- _What you need to do_: Skip every image and restate the data word for word.

- _Material_:

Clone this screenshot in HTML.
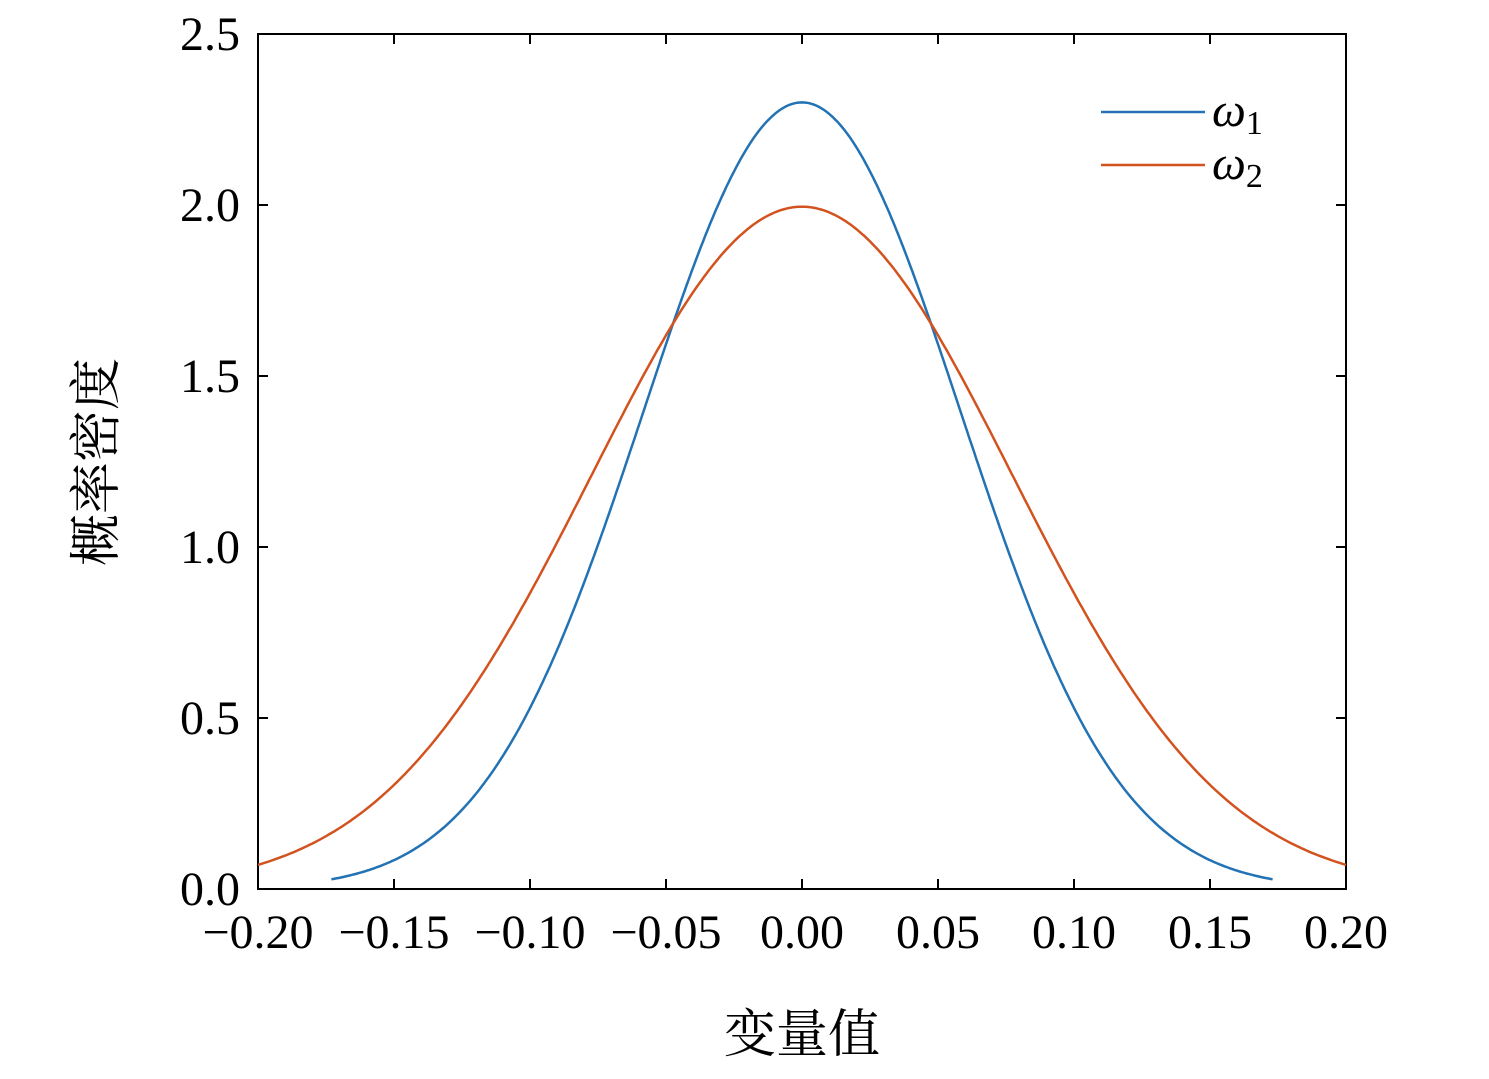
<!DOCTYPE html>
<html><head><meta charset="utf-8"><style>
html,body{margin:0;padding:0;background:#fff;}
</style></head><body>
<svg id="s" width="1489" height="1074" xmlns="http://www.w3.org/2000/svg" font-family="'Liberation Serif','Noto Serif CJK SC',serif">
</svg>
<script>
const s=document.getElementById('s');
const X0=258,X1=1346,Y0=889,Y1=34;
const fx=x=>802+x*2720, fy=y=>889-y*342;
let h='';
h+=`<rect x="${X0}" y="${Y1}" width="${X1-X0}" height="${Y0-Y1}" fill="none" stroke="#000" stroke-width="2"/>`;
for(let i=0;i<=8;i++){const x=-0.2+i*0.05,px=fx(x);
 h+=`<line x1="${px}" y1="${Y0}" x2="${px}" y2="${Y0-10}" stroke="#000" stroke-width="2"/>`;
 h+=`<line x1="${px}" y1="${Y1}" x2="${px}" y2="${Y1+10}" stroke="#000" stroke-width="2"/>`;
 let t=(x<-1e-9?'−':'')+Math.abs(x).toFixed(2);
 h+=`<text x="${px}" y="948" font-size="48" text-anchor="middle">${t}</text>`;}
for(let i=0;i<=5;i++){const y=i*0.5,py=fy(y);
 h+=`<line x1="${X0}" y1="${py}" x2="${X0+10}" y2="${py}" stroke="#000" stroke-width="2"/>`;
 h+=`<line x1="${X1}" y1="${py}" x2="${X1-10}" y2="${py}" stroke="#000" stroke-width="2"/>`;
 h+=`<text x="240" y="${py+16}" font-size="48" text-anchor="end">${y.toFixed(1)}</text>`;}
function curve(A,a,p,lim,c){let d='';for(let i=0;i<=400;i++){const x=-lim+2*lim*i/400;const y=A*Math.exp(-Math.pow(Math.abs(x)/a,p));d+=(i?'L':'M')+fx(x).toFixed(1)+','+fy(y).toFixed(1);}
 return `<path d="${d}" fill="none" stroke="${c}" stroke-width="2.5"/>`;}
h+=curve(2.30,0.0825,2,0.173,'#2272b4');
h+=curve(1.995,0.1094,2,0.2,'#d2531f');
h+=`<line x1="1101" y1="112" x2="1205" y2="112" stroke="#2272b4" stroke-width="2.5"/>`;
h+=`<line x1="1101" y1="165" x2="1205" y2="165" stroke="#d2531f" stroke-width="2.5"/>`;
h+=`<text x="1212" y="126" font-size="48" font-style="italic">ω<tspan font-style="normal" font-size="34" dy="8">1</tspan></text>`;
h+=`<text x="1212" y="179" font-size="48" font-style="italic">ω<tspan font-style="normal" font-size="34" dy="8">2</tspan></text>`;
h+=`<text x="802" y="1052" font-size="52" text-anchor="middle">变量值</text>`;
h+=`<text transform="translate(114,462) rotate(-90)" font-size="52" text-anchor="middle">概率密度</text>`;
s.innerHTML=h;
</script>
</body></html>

- _Solution for this problem_:
Clone this screenshot in HTML.
<!DOCTYPE html>
<html><head><meta charset="utf-8"><style>
html,body{margin:0;padding:0;background:#fff;}
</style></head><body>
<svg id="s" width="1489" height="1074" xmlns="http://www.w3.org/2000/svg" font-family="'Liberation Serif','Noto Serif CJK SC',serif">
</svg>
<script>
const s=document.getElementById('s');
const X0=258,X1=1346,Y0=889,Y1=34;
const fx=x=>802+x*2720, fy=y=>889-y*342;
let h='';
h+=`<rect x="${X0}" y="${Y1}" width="${X1-X0}" height="${Y0-Y1}" fill="none" stroke="#000" stroke-width="2"/>`;
for(let i=0;i<=8;i++){const x=-0.2+i*0.05,px=fx(x);
 h+=`<line x1="${px}" y1="${Y0}" x2="${px}" y2="${Y0-10}" stroke="#000" stroke-width="2"/>`;
 h+=`<line x1="${px}" y1="${Y1}" x2="${px}" y2="${Y1+10}" stroke="#000" stroke-width="2"/>`;
 let t=(x<-1e-9?'−':'')+Math.abs(x).toFixed(2);
 h+=`<text x="${px}" y="948" font-size="48" text-anchor="middle">${t}</text>`;}
for(let i=0;i<=5;i++){const y=i*0.5,py=fy(y);
 h+=`<line x1="${X0}" y1="${py}" x2="${X0+10}" y2="${py}" stroke="#000" stroke-width="2"/>`;
 h+=`<line x1="${X1}" y1="${py}" x2="${X1-10}" y2="${py}" stroke="#000" stroke-width="2"/>`;
 h+=`<text x="240" y="${py+16}" font-size="48" text-anchor="end">${y.toFixed(1)}</text>`;}
function curve(A,a,p,lim,c){let d='';for(let i=0;i<=400;i++){const x=-lim+2*lim*i/400;const y=A*Math.exp(-Math.pow(Math.abs(x)/a,p));d+=(i?'L':'M')+fx(x).toFixed(1)+','+fy(y).toFixed(1);}
 return `<path d="${d}" fill="none" stroke="${c}" stroke-width="2.5"/>`;}
h+=curve(2.30,0.0825,2,0.173,'#2272b4');
h+=curve(1.995,0.1094,2,0.2,'#d2531f');
h+=`<line x1="1101" y1="112" x2="1205" y2="112" stroke="#2272b4" stroke-width="2.5"/>`;
h+=`<line x1="1101" y1="165" x2="1205" y2="165" stroke="#d2531f" stroke-width="2.5"/>`;
h+=`<text x="1212" y="126" font-size="48" font-style="italic">ω<tspan font-style="normal" font-size="34" dy="8">1</tspan></text>`;
h+=`<text x="1212" y="179" font-size="48" font-style="italic">ω<tspan font-style="normal" font-size="34" dy="8">2</tspan></text>`;
h+=`<text x="802" y="1052" font-size="52" text-anchor="middle">变量值</text>`;
h+=`<text transform="translate(114,462) rotate(-90)" font-size="52" text-anchor="middle">概率密度</text>`;
s.innerHTML=h;
</script>
</body></html>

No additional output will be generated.